● Raw data

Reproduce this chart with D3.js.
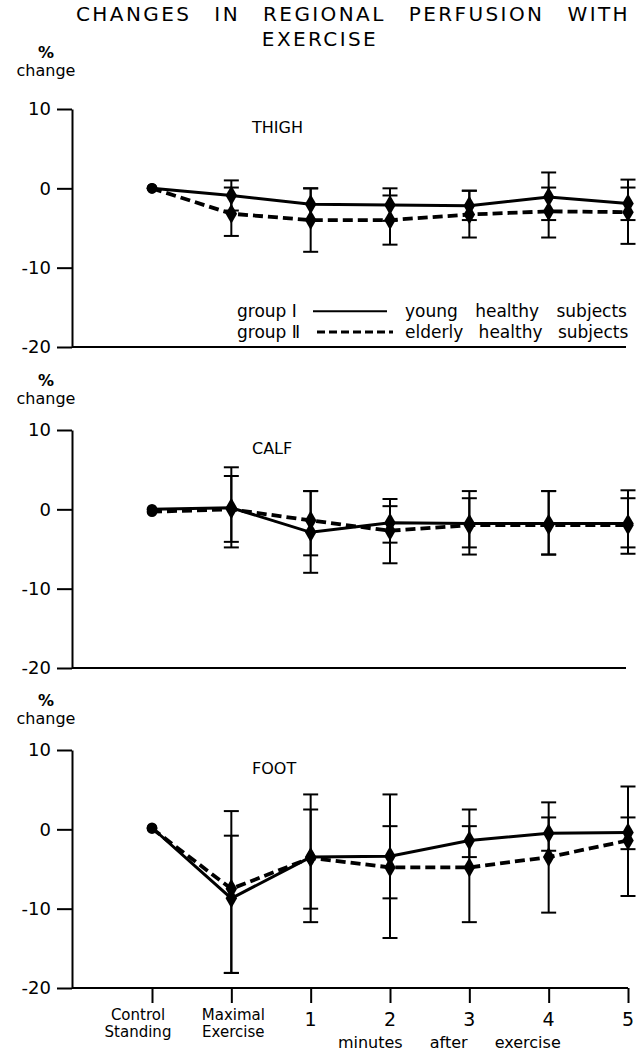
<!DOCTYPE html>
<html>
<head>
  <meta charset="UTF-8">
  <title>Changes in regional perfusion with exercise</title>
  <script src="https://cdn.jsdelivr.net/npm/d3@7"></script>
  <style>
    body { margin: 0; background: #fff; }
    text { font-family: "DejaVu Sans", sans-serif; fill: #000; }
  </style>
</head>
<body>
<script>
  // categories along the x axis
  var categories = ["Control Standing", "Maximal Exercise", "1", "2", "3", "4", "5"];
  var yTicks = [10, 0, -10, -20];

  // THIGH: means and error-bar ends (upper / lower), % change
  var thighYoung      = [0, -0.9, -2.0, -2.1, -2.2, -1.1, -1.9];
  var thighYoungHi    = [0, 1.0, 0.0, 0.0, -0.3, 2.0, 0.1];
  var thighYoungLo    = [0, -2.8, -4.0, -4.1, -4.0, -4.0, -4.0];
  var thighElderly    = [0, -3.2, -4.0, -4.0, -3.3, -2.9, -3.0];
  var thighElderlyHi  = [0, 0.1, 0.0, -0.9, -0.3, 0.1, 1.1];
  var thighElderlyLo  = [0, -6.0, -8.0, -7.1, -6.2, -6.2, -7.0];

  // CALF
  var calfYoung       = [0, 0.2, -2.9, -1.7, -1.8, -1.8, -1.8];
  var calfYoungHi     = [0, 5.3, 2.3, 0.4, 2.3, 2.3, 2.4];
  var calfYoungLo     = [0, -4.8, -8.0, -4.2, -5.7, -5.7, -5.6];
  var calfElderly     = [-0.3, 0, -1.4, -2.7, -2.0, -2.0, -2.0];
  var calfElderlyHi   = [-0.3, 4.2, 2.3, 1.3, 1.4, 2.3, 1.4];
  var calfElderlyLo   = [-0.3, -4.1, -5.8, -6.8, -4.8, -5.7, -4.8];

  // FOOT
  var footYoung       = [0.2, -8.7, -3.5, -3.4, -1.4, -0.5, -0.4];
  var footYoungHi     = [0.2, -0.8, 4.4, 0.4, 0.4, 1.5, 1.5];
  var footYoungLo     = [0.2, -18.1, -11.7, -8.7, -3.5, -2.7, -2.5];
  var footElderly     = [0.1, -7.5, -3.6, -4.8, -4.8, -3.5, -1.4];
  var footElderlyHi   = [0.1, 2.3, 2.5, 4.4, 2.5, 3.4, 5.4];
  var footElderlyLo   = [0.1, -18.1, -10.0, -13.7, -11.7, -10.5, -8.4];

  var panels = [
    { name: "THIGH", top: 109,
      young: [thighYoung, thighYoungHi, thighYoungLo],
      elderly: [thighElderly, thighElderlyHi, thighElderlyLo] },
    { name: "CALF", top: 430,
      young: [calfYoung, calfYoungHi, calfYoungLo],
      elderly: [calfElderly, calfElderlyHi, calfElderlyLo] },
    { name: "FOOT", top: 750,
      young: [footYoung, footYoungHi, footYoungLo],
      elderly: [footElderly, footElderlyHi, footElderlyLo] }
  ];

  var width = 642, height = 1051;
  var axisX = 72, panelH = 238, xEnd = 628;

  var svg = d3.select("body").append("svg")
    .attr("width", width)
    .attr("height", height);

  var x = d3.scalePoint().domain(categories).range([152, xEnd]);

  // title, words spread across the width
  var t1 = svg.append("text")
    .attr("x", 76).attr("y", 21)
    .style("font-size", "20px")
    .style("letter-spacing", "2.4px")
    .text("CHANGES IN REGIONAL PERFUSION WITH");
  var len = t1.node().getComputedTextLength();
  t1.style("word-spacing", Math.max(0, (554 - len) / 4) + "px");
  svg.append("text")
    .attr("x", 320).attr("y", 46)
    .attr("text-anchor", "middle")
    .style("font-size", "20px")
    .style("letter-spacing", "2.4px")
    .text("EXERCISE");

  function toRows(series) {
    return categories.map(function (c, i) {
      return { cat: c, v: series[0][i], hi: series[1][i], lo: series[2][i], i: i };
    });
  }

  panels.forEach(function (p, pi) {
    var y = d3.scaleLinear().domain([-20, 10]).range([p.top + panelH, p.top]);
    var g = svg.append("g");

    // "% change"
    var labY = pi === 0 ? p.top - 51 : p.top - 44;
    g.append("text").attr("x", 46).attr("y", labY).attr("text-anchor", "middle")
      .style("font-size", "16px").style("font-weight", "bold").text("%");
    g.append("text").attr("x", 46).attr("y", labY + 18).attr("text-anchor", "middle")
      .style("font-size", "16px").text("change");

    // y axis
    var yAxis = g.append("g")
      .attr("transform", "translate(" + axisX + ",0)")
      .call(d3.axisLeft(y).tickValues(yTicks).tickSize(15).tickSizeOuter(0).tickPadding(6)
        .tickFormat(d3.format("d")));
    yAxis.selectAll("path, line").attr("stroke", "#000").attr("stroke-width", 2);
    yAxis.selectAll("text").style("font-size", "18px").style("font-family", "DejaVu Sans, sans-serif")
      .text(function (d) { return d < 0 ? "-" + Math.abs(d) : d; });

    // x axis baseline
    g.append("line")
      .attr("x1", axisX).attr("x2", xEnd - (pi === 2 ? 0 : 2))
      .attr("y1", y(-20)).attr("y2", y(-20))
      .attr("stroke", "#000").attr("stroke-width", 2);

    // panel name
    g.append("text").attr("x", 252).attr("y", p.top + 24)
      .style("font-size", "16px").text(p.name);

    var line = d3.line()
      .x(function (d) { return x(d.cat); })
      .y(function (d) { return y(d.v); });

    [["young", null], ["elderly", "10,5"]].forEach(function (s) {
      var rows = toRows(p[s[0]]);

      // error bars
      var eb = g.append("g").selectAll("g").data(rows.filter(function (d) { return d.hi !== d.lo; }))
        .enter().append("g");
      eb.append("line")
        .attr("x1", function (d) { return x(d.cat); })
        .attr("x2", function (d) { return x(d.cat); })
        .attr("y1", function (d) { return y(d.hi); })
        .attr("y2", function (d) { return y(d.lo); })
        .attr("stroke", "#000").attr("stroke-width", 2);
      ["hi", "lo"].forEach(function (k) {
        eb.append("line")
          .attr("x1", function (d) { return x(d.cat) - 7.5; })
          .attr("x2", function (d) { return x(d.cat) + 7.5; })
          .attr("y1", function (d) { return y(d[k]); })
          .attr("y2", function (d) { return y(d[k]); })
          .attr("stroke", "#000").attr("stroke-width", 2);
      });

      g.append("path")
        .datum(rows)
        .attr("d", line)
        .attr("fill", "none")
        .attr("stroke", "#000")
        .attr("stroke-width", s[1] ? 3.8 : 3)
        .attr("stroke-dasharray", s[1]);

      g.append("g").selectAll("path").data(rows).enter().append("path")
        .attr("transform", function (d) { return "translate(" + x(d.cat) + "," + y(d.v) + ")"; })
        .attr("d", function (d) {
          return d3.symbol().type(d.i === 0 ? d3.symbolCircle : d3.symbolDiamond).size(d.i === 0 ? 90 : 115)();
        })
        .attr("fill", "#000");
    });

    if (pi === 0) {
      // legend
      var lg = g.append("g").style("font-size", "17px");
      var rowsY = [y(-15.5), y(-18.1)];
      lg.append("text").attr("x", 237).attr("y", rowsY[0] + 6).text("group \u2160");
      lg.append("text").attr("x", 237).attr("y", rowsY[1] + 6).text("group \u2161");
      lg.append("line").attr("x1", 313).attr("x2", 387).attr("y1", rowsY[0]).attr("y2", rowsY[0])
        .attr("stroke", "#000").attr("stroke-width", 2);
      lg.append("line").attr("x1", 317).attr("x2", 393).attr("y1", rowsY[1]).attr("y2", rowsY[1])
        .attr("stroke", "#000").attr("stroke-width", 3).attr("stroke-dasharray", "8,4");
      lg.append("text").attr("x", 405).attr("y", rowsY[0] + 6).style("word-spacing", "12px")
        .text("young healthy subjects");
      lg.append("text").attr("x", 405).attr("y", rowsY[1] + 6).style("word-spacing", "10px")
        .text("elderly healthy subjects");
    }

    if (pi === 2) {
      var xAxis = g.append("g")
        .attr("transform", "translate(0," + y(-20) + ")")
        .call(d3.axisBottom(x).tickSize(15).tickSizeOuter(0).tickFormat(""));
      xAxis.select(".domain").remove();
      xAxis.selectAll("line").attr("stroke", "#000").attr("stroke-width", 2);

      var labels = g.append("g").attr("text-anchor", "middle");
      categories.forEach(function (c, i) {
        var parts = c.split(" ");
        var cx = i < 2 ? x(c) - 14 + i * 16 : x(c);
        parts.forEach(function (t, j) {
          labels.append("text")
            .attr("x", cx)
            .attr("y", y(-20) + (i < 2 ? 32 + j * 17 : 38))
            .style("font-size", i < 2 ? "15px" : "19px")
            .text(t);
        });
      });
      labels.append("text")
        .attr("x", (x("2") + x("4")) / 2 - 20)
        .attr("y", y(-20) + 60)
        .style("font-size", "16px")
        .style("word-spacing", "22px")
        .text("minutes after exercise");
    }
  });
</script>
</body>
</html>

● What is expected
Return exactly what appears from the opening line of the material through the line with "-6.2, -6.2, -7.0];", apart from the pictures.

● Correct answer
Reproduce this chart with D3.js.
<!DOCTYPE html>
<html>
<head>
  <meta charset="UTF-8">
  <title>Changes in regional perfusion with exercise</title>
  <script src="https://cdn.jsdelivr.net/npm/d3@7"></script>
  <style>
    body { margin: 0; background: #fff; }
    text { font-family: "DejaVu Sans", sans-serif; fill: #000; }
  </style>
</head>
<body>
<script>
  // categories along the x axis
  var categories = ["Control Standing", "Maximal Exercise", "1", "2", "3", "4", "5"];
  var yTicks = [10, 0, -10, -20];

  // THIGH: means and error-bar ends (upper / lower), % change
  var thighYoung      = [0, -0.9, -2.0, -2.1, -2.2, -1.1, -1.9];
  var thighYoungHi    = [0, 1.0, 0.0, 0.0, -0.3, 2.0, 0.1];
  var thighYoungLo    = [0, -2.8, -4.0, -4.1, -4.0, -4.0, -4.0];
  var thighElderly    = [0, -3.2, -4.0, -4.0, -3.3, -2.9, -3.0];
  var thighElderlyHi  = [0, 0.1, 0.0, -0.9, -0.3, 0.1, 1.1];
  var thighElderlyLo  = [0, -6.0, -8.0, -7.1, -6.2, -6.2, -7.0];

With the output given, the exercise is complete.